Africa

Second French soldier dies after Somalia raid - rebels

  • 14 January 2013
  • From the section Africa
Denis Allex in video from October 2012
Militants say hostage Denis Allex - his code name - is still alive and his fate is yet to be decided

Islamist militants in Somalia have said a second French soldier was killed during a failed hostage rescue attempt.

Al-Shabab published a photograph allegedly showing the commando, who they said had died of gunshot wounds.

The group also said it would soon reveal its decision about the fate of Dennis Allex, an intelligence agent who the soldiers tried to rescue on Friday.

Paris has said evidence suggests both both commandos and Mr Allex died during the operation near Mogadishu.

The raid in the town of Bulo Marer came hours after French troops had intervened in the west African state of Mali.

Paris says the two operations are not linked.

'Unanimous verdict'

A statement published on Twitter purportedly by al-Shabab's press office on Monday claimed that the second soldier to die had been the commander of the French rescue operation.

"The commander was deserted by his comrades after a fierce firefight and subsequently captured by the mujahideen," it said.

Al-Shabab paramedics "transferred him to a hospital at the base, but he succumbed to his injuries hours later," the statement added.

"The mujahideen recovered several weapons and the soldier's gear from the scene of battle and later also managed to retrieve valuable information from the soldier before his death. The body of the soldier is still within the custody of the mujahideen."

Later, the press office published a photograph allegedly showing the body of the "French commander". The dead man, who was not dressed in military uniform, was shown lying next to weapons, flak jackets and various other pieces of equipment.

A caption asked France's president: "Francois Hollande, was it worth it?"

The statement also said al-Shabab had "reached a unanimous verdict on the fate of Dennis Allex after three-and-a-half years in captivity".

It added: "The details of that verdict and some background information of the events leading up to the failed rescue operation will be published in the coming hours, God willing."

Al-Shabab has offered no proof that Mr Allex - a codename - is alive.

Earlier, French Defence Minister Jean-Yves Le Drian told reporters: "I can confirm that everything leads us to believe that the hostage was killed and [a second] soldier was killed.

"All indications unfortunately lead us to believe that al-Shabab are preparing to organise a disgraceful and macabre display."

BBC map

'Unreasonable'

A battle erupted with al-Shabab militants after commandos swooped on Bulo Marer on Friday night and Saturday morning. France says 17 militants were killed in the fighting.

On Sunday, Mr Le Drian defended the raid in an interview on French radio.

"It's good to talk, to look for a deal, but we cannot bow to unreasonable conditions, as was the case with the Shabab.

"The Shabab were asking for the release of I don't know how many jihadist prisoners around the world.

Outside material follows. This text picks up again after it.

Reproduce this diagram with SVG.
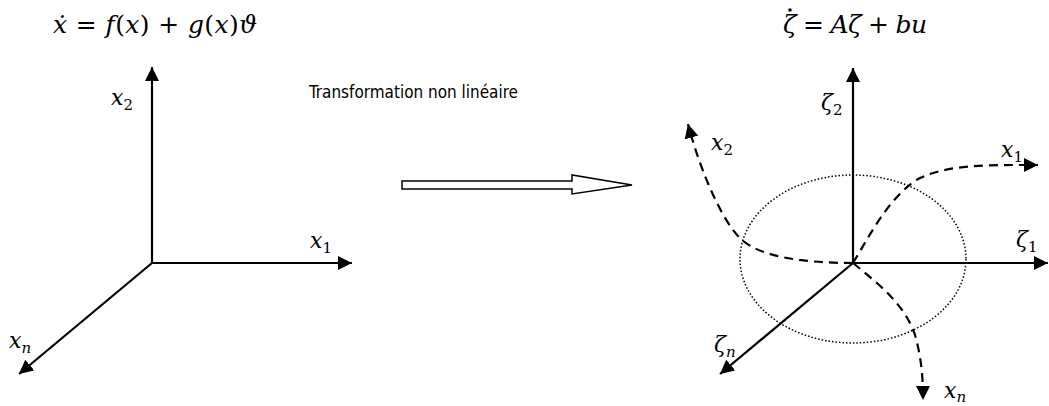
<svg xmlns="http://www.w3.org/2000/svg" width="1049" height="406" viewBox="0 0 1049 406">
<style>
.ax{stroke:#000;stroke-width:2.2;fill:none}
.dash{stroke:#000;stroke-width:2.2;fill:none;stroke-dasharray:9,6}
.m{font-family:"DejaVu Serif","Liberation Serif",serif;font-style:italic;font-size:22px;fill:#000}
.s{font-style:normal;font-size:15px}
.si{font-size:15px}
.eq{font-family:"DejaVu Serif","Liberation Serif",serif;font-style:italic;font-size:25px;fill:#000}
.n{font-style:normal}
.t{font-family:"DejaVu Sans Condensed",Lato,"Liberation Sans",sans-serif;font-size:17.5px;fill:#000}
</style>
<defs>
<marker id="ah" markerUnits="userSpaceOnUse" markerWidth="16" markerHeight="16" refX="14" refY="7" orient="auto" viewBox="0 0 16 14">
<path d="M0,0 L14,7 L0,14 Z" fill="#000"/>
</marker>
</defs>
<g id="eq-left"><text class="eq" x="53" y="33" textLength="204" lengthAdjust="spacing">ẋ <tspan class="n">=</tspan> f<tspan class="n">(</tspan>x<tspan class="n">) + </tspan>g<tspan class="n">(</tspan>x<tspan class="n">)</tspan>ϑ</text></g>
<g id="eq-right"><text class="eq" x="783" y="33" textLength="144" lengthAdjust="spacing">ζ <tspan class="n">=</tspan> Aζ <tspan class="n">+</tspan> bu</text><circle cx="790" cy="10" r="1.8" fill="#000"/></g>
<g id="label-transform"><text class="t" x="309" y="98" textLength="209" lengthAdjust="spacingAndGlyphs">Transformation non linéaire</text></g>
<g id="big-arrow"><path d="M402,181 L572,181 L572,175 L632,185 L572,194 L572,189 L402,189 Z" fill="#fff" stroke="#000" stroke-width="1.5"/></g>
<g id="connectors">
<line class="ax" x1="152" y1="263" x2="152" y2="67" marker-end="url(#ah)"/>
<line class="ax" x1="151" y1="263" x2="352" y2="263" marker-end="url(#ah)"/>
<line class="ax" x1="152" y1="263" x2="19" y2="374" marker-end="url(#ah)"/>
<line class="ax" x1="853" y1="264" x2="853" y2="68" marker-end="url(#ah)"/>
<line class="ax" x1="852" y1="263" x2="1048" y2="263" marker-end="url(#ah)"/>
<line class="ax" x1="853" y1="263" x2="720" y2="374" marker-end="url(#ah)"/>
<ellipse cx="853" cy="259" rx="113" ry="84" fill="none" stroke="#000" stroke-width="1.5" stroke-dasharray="1.5,2"/>
<path class="dash" d="M853,263 C800,263 760,256 742,240 C722,222 700,170 688,124" marker-end="url(#ah)"/>
<path class="dash" d="M853,263 C870,235 890,195 920,178 C950,164 990,165 1038,165" marker-end="url(#ah)"/>
<path class="dash" d="M853,263 C880,285 905,305 915,335 C922,360 923,380 923,400" marker-end="url(#ah)"/>
</g>
<g id="left-labels">
<text class="m" x="111" y="105">x<tspan class="s" dy="5">2</tspan></text>
<text class="m" x="310" y="248">x<tspan class="s" dy="5">1</tspan></text>
<text class="m" x="9" y="348">x<tspan class="si" dy="5">n</tspan></text>
</g>
<g id="right-labels">
<text class="m" x="821" y="110">ζ<tspan class="s" dy="5">2</tspan></text>
<text class="m" x="711" y="150">x<tspan class="s" dy="5">2</tspan></text>
<text class="m" x="1001" y="157">x<tspan class="s" dy="5">1</tspan></text>
<text class="m" x="1016" y="247">ζ<tspan class="s" dy="5">1</tspan></text>
<text class="m" x="714" y="352">ζ<tspan class="si" dy="5">n</tspan></text>
<text class="m" x="944" y="398">x<tspan class="si" dy="4">n</tspan></text>
</g>
</svg>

It was impossible and completely unrealistic," he said.

A senior al-Shabab commander, Sheikh Mohamed Ibrahim, told the AFP news agency that it had been warned about the impending raid, but gave no more details.

Somali witnesses said a number of civilians had also been killed in the operation, which involved some 50 troops and at least five helicopters.

On Sunday, President Barack Obama acknowledged US forces had provided some technical support for the French operation.

He wrote in a letter to Congress: "United States combat aircraft briefly entered Somali airspace to support the rescue operation, if needed."

Mr Allex appeared in a video in June 2010, appealing to France to drop its support for the Somali government.

He last appeared in another video in October, looking gaunt and calling on President Hollande to work for his release.

Somalia has not had an effective central government for more than two decades.

France has a large military base in neighbouring Djibouti, including army, marine and air force units.